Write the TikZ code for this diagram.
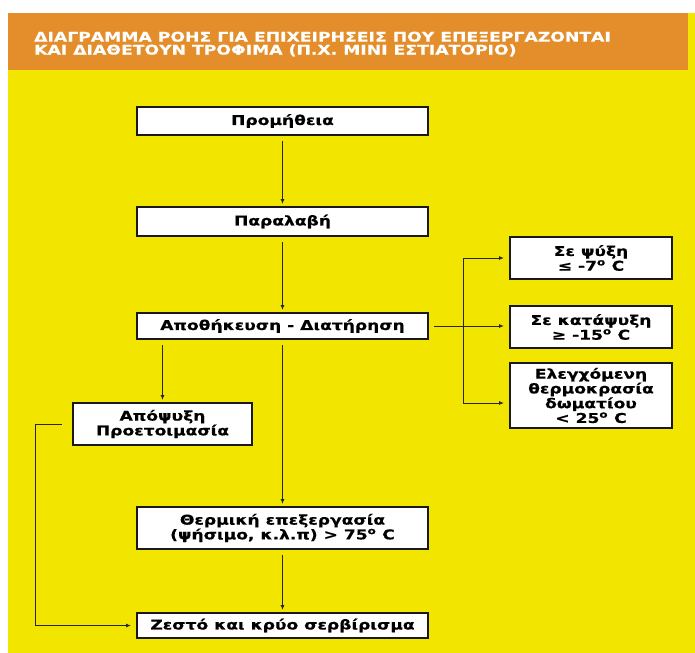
\documentclass[tikz,border=0pt]{standalone}
\usepackage{fontspec}
\setmainfont{DejaVu Sans}
\newfontfamily\headfont[FakeStretch=1.3,FakeBold=0.6]{DejaVu Sans Bold}
\newfontfamily\boxfont[FakeStretch=1.27,FakeBold=0.6]{DejaVu Sans Bold}
\usetikzlibrary{arrows.meta}

\definecolor{panelyellow}{RGB}{242,230,0}
\definecolor{titleorange}{RGB}{227,142,42}

\tikzset{
	stepbox/.style={draw=black!90, line width=2bp, fill=white, minimum width=291bp, inner sep=0pt, align=center, font=\boxfont\fontsize{13.5}{14.8}\selectfont},
	sidebox/.style={stepbox, minimum width=162bp},
	flow/.style={-{Latex[length=5bp,width=4bp]}, line width=0.9bp, draw=black!85, shorten <=5bp, shorten >=2bp},
}

\begin{document}
\begin{tikzpicture}[x=1bp,y=-1bp]
			\useasboundingbox (0,0) rectangle (695,653);
			\fill[white] (0,0) rectangle (695,653);
			\fill[panelyellow] (8,13) rectangle (695,653);
			\fill[titleorange] (8,13) rectangle (688,70);
			\node[anchor=west, align=left, inner sep=0pt, text=white, font=\headfont\fontsize{13.3}{13}\selectfont] (title) at (34,44) {ΔΙΑΓΡΑΜΜΑ ΡΟΗΣ ΓΙΑ ΕΠΙΧΕΙΡΗΣΕΙΣ ΠΟΥ ΕΠΕΞΕΡΓΑΖΟΝΤΑΙ\\ΚΑΙ ΔΙΑΘΕΤΟΥΝ ΤΡΟΦΙΜΑ (Π.Χ. ΜΙΝΙ ΕΣΤΙΑΤΟΡΙΟ)};
			% main column
			\node[stepbox, minimum height=28bp] (prom) at (282.5,121) {Προμήθεια};
			\node[stepbox, minimum height=29bp] (paral) at (282.5,221.5) {Παραλαβή};
			\node[stepbox, minimum height=26bp] (apoth) at (282.5,326) {Αποθήκευση - Διατήρηση};
			\node[stepbox, minimum height=42bp] (thermo) at (282.5,528) {Θερμική επεξεργασία\\(ψήσιμο, κ.λ.π) > 75\textsuperscript{o} C};
			\node[stepbox, minimum height=25bp] (zesto) at (282.5,625.5) {Ζεστό και κρύο σερβίρισμα};
			\node[stepbox, minimum width=179bp, minimum height=42bp] (apops) at (162.5,424) {Απόψυξη\\Προετοιμασία};
			% storage conditions
			\node[sidebox, minimum height=42bp] (psyx) at (591,258) {Σε ψύξη\\≤ -7\textsuperscript{o} C};
			\node[sidebox, minimum height=42bp] (katap) at (591,327) {Σε κατάψυξη\\≥ -15\textsuperscript{o} C};
			\node[sidebox, minimum height=65bp] (elegx) at (591,395.5) {Ελεγχόμενη\\θερμοκρασία\\δωματίου\\< 25\textsuperscript{o} C};
			\draw[flow] (prom) -- (paral);
			\draw[flow] (paral) -- (apoth);
			\draw[flow] (apoth) -- (thermo);
			\draw[flow] (thermo) -- (zesto);
			\draw[flow] (apoth.south -| apops.north) -- (apops.north);
			\coordinate (fork) at (463,258);
			\coordinate (forkend) at (463,403);
			\draw[line width=0.9bp, draw=black!85] (fork) -- (forkend);
			\draw[flow, shorten >=5bp] (apoth.east) -- (apoth.east -| katap.west);
			\draw[flow, shorten <=0pt, shorten >=5bp] (fork) -- (psyx.west);
			\draw[flow, shorten <=0pt, shorten >=5bp] (forkend) -- (forkend -| elegx.west);
			\coordinate (loop) at (35,424);
			\draw[flow, shorten <=10bp, shorten >=5bp] (apops.west) -- (loop) |- (zesto.west);
		\end{tikzpicture}
\end{document}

· · · ·

Make an exact copy of the listing above. Do not include the pictures.

Write the TikZ code for this diagram.
\documentclass[tikz,border=0pt]{standalone}
\usepackage{fontspec}
\setmainfont{DejaVu Sans}
\newfontfamily\headfont[FakeStretch=1.3,FakeBold=0.6]{DejaVu Sans Bold}
\newfontfamily\boxfont[FakeStretch=1.27,FakeBold=0.6]{DejaVu Sans Bold}
\usetikzlibrary{arrows.meta}

\definecolor{panelyellow}{RGB}{242,230,0}
\definecolor{titleorange}{RGB}{227,142,42}

\tikzset{
	stepbox/.style={draw=black!90, line width=2bp, fill=white, minimum width=291bp, inner sep=0pt, align=center, font=\boxfont\fontsize{13.5}{14.8}\selectfont},
	sidebox/.style={stepbox, minimum width=162bp},
	flow/.style={-{Latex[length=5bp,width=4bp]}, line width=0.9bp, draw=black!85, shorten <=5bp, shorten >=2bp},
}

\begin{document}
\begin{tikzpicture}[x=1bp,y=-1bp]
			\useasboundingbox (0,0) rectangle (695,653);
			\fill[white] (0,0) rectangle (695,653);
			\fill[panelyellow] (8,13) rectangle (695,653);
			\fill[titleorange] (8,13) rectangle (688,70);
			\node[anchor=west, align=left, inner sep=0pt, text=white, font=\headfont\fontsize{13.3}{13}\selectfont] (title) at (34,44) {ΔΙΑΓΡΑΜΜΑ ΡΟΗΣ ΓΙΑ ΕΠΙΧΕΙΡΗΣΕΙΣ ΠΟΥ ΕΠΕΞΕΡΓΑΖΟΝΤΑΙ\\ΚΑΙ ΔΙΑΘΕΤΟΥΝ ΤΡΟΦΙΜΑ (Π.Χ. ΜΙΝΙ ΕΣΤΙΑΤΟΡΙΟ)};
			% main column
			\node[stepbox, minimum height=28bp] (prom) at (282.5,121) {Προμήθεια};
			\node[stepbox, minimum height=29bp] (paral) at (282.5,221.5) {Παραλαβή};
			\node[stepbox, minimum height=26bp] (apoth) at (282.5,326) {Αποθήκευση - Διατήρηση};
			\node[stepbox, minimum height=42bp] (thermo) at (282.5,528) {Θερμική επεξεργασία\\(ψήσιμο, κ.λ.π) > 75\textsuperscript{o} C};
			\node[stepbox, minimum height=25bp] (zesto) at (282.5,625.5) {Ζεστό και κρύο σερβίρισμα};
			\node[stepbox, minimum width=179bp, minimum height=42bp] (apops) at (162.5,424) {Απόψυξη\\Προετοιμασία};
			% storage conditions
			\node[sidebox, minimum height=42bp] (psyx) at (591,258) {Σε ψύξη\\≤ -7\textsuperscript{o} C};
			\node[sidebox, minimum height=42bp] (katap) at (591,327) {Σε κατάψυξη\\≥ -15\textsuperscript{o} C};
			\node[sidebox, minimum height=65bp] (elegx) at (591,395.5) {Ελεγχόμενη\\θερμοκρασία\\δωματίου\\< 25\textsuperscript{o} C};
			\draw[flow] (prom) -- (paral);
			\draw[flow] (paral) -- (apoth);
			\draw[flow] (apoth) -- (thermo);
			\draw[flow] (thermo) -- (zesto);
			\draw[flow] (apoth.south -| apops.north) -- (apops.north);
			\coordinate (fork) at (463,258);
			\coordinate (forkend) at (463,403);
			\draw[line width=0.9bp, draw=black!85] (fork) -- (forkend);
			\draw[flow, shorten >=5bp] (apoth.east) -- (apoth.east -| katap.west);
			\draw[flow, shorten <=0pt, shorten >=5bp] (fork) -- (psyx.west);
			\draw[flow, shorten <=0pt, shorten >=5bp] (forkend) -- (forkend -| elegx.west);
			\coordinate (loop) at (35,424);
			\draw[flow, shorten <=10bp, shorten >=5bp] (apops.west) -- (loop) |- (zesto.west);
		\end{tikzpicture}
\end{document}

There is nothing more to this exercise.